The group will observe how climate change and human impact are changing the world’s most isolated continent.

“It’s an intensive three weeks, there will be 100 people on this boat for 22 days,” says Nicole.

“There will be a focus on leadership strategy and visibility, science communication, content around climate change, STEM, gender and a few other themes,” says Madeline.

Homeward Bound’s slogan, “mother nature needs her daughters”, “resonates with a lot of us,” says Nicole.

“Women make up 50 per cent of the population but our voices aren’t given an equal voice. We can all relate to the stories being told of harassment, isolation or being marginalised.”

Homeward Bound is a 10-year outreach program with the aim of creating a group of 1000 female scientists with the skills needed to care for the future of the planet. 

This trip to Antarctica concludes a year of leadership training with Homeward Bound as the program now enters its third year with a new intake of women for 2018.

While a range of sponsors provide in-kind support to the program, participants are generally expected to raise funds to cover their time on the ship.

Nicole says that Homeward Bound aims to increase the visibility of women in science, “so that we have females as models and mentors,” says Nicole.

“There are women who have discovered the BRCA gene, and the link between HIV and AIDS, but we don’t hear about that.”

There is optimism, however, says Susan, who believes “we’re going to make a difference as a cohort.”

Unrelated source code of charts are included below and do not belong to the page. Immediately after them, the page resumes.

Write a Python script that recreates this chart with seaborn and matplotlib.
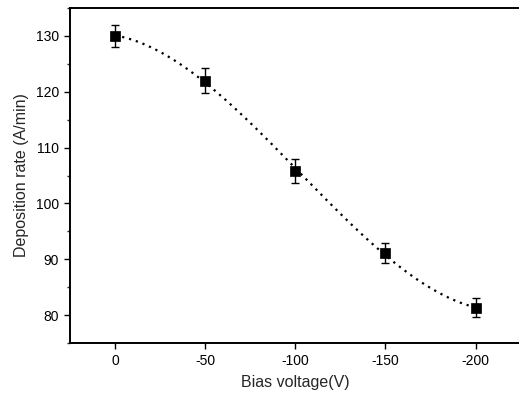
import numpy as np
import pandas as pd
import matplotlib
matplotlib.use("Agg")
import matplotlib.pyplot as plt
import seaborn as sns
from matplotlib.ticker import MultipleLocator

bias = [0, -50, -100, -150, -200]
rate = [130.0, 122.0, 105.8, 91.1, 81.3]
err = [1.9, 2.2, 2.1, 1.8, 1.7]
xticks = [0, -50, -100, -150, -200]
yticks = [80, 90, 100, 110, 120, 130]

sns.set_style("ticks")
plt.rcParams['font.family'] = ['Liberation Sans', 'DejaVu Sans']

df = pd.DataFrame({"bias": bias, "rate": rate, "err": err})
coef = np.polyfit(df["bias"], df["rate"], 3)
xf = np.linspace(0, -200, 200)
fit = pd.DataFrame({"bias": xf, "rate": np.polyval(coef, xf)})

fig = plt.figure(figsize=(5.19, 3.99), dpi=100)
ax = fig.add_axes([0.135, 0.14, 0.868, 0.84])

sns.lineplot(data=fit, x="bias", y="rate", ax=ax, color="black",
             linestyle=(0, (1, 2.2)), linewidth=1.6)
ax.errorbar(df["bias"], df["rate"], yerr=df["err"], fmt="none",
            ecolor="black", elinewidth=1.0, capsize=2.8, capthick=1.0)
sns.scatterplot(data=df, x="bias", y="rate", ax=ax, marker="s", s=48,
                color="black", edgecolor="black", linewidth=0.5, zorder=5)

ax.set_xlim(25, -225)
ax.set_ylim(75, 135)
ax.set_xticks(xticks)
ax.set_xticklabels([str(v) for v in xticks])
ax.set_yticks(yticks)
ax.yaxis.set_minor_locator(MultipleLocator(5))
ax.tick_params(axis="both", which="major", direction="out", length=4,
               width=1.0, labelsize=10, colors="black", pad=4)
ax.tick_params(axis="y", which="minor", direction="out", length=2.5, width=1.0)
ax.set_xlabel("Bias voltage(V)", fontsize=11.5, labelpad=5)
ax.set_ylabel("Deposition rate (A/min)", fontsize=11.5, labelpad=5)
for side in ["left", "bottom", "top"]:
    ax.spines[side].set_linewidth(1.4)
    ax.spines[side].set_color("black")
ax.spines["right"].set_visible(False)

fig.savefig("out.png", dpi=100)
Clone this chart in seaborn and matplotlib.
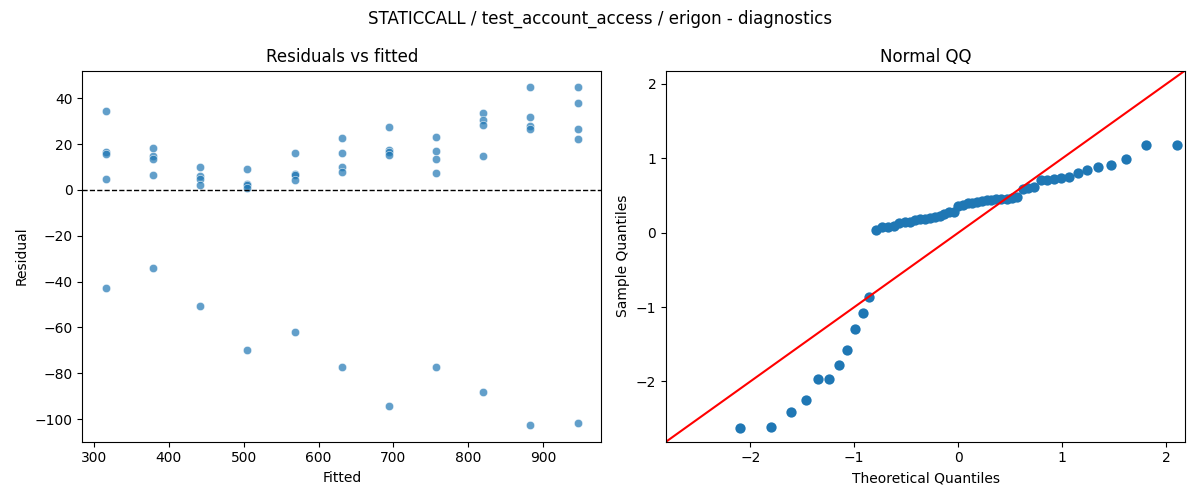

Climate change is a strong focus of the program, but Nicole says they’re not throwing around “climate change” as a term.

“It’s about the relationship between people and the planet, about protecting mother nature and the future,” she says.

“It’s emotive, but you should have an emotional connection to your planet and the environment that you live in.”

Like others in the program, Nicole, Aparna, Madeline and Susan work in fields that cover a range of scientific disciplines.

Nicole is a science communicator, working at Questacon.

Aparna has a background in ecology and now works as a researcher at the ANU where she says she examines the way extreme climatic events can affect health outcomes in affected populations.

Madeline says she turned to science as she “wanted to do something practical”. She works at CSIRO researching plants and says she’s interested in sustainable agricultural production.

Susan Scott was the first female professor in physics at the ANU and was part of the team that discovered gravitational waves in 2016. She says she now runs a research group called OzGrav where they can consolidate and expand their research activities so that they can pursue other sources of gravitational waves.

“I’d hate to be working on something that I could totally, potentially solve, it’s good to be driven on toward something,” she says.

All four agree that there are still hurdles to women pursuing careers in science, saying that expectations to maintain full-time volumes of work while also raising children, supporting a partner and working part time are sometimes not accounted for.

“Working parents need more flexible pathways for career success that allow for competing demands,” says Aparna.

The women say their knowledge of climate change has expanded since their involvement in Homeward Bound, and “even if that’s not what we work on, it’s what we care about,” says Susan.